Pretty much every extra-curricular activity we do, from music lessons to grading for which soccer team we fit into, gets assessed... are you ready yet to go up to the next level? In job interviews we are assessed and scored on our answers, ranked as to who is going to be the better employee. It’s inescapable and the question needs to be asked; do we need a world where assessments are king?

Obviously, there are times when being assessed is great and very needed. I loved knowing my unborn child’s heartbeat was steady and strong during labour. And I loved knowing my vet would have undertaken exams to confirm her technical knowledge so she could perform my alpaca’s castration! Assessments are not all bad. But have we as a society gone overboard?

We seem to be a society that is dead set on creating competitions that identify the kids who are super talented in a particular field. The consequence then is that children end up using this to establish a sense of worth and worthwhile-ness. School assemblies are parading kids on stage to receive awards for what they can do, and they become known then as the ‘smart’ or ‘talented’ ones. What about the kids – most of them – who haven’t shown an out-of-this-world talent for something?

While schools seem to make an effort to tell kids ‘all you have to do is try your best and that’s enough’, our actions are speaking louder than words. Kids are expert at reading between the lines and when they see and feel others getting lauded for what they can do, they put two and two together and see the greater levels of attention are being given to the can-do kids.

This doesn’t mean assessments and testing are bad. In fact, we still need testing to some degree because we – as a humanity – need to be sure that the people in certain jobs are adequately prepared with the knowledge they will need to perform their jobs. Assessments need to be used to understand where ‘I’ am in terms of that subject, or put another way, my personal relationship with that class/topic.
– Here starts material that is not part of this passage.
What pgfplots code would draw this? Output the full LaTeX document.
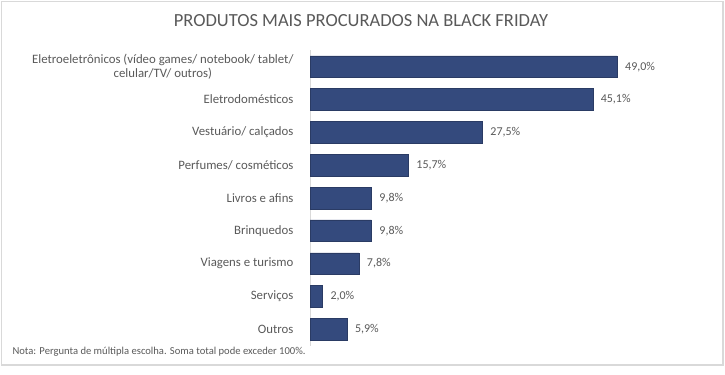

Our relationship with assessment, rather than the fact of assessment, is what needs revision.

Society needs to question if the way we use assessments is limiting children (and adults alike) from being able to fully express in the way we all, as kids who grow up to be adults, need to express. Our ‘score’ should never be the sole feature used to determine what activities we are allowed to do or to determine our true pathway.

The Australian and UK education system seems to be centred on assessing kids and using those scores as benchmarks for their capabilities, the abilities of the teacher and so-called standards of teaching, which to me falls far short of a true education. We don’t need report cards that grade our children based on a snapshot of a moment in time to see if our kids are learning. I as a parent have never tested my child and yet I know exactly what she can do, what she is and isn’t good at or capable of, not to mention her redeeming and not-so redeeming qualities that tell me who she is.

Should we not have a system where the kids – and I mean EACH and EVERY child – is educated to know and live who they are, to understand what they bring to others, and can reel off what their personal qualities are? What too, if every child in the class knows fully the qualities of every other student alike and uses that to be able to understand their peers and get along?

I want to hear kids talking about themselves using words like graceful, insightful, playful, respectful, thorough, engaged, loving, serious, humble, cheeky, inclusive, tender, direct, accepting etc. And this from kids scoring ‘As’ through to ‘Ds’.

We don’t have to be good at everything. But we do need to use the assessment process much more wisely, and we do need to be good at knowing exactly who we are. If my daughter can leave school knowing herself from the inside out and what her true purpose is, then and only then will she have had a true education and will then truly fly.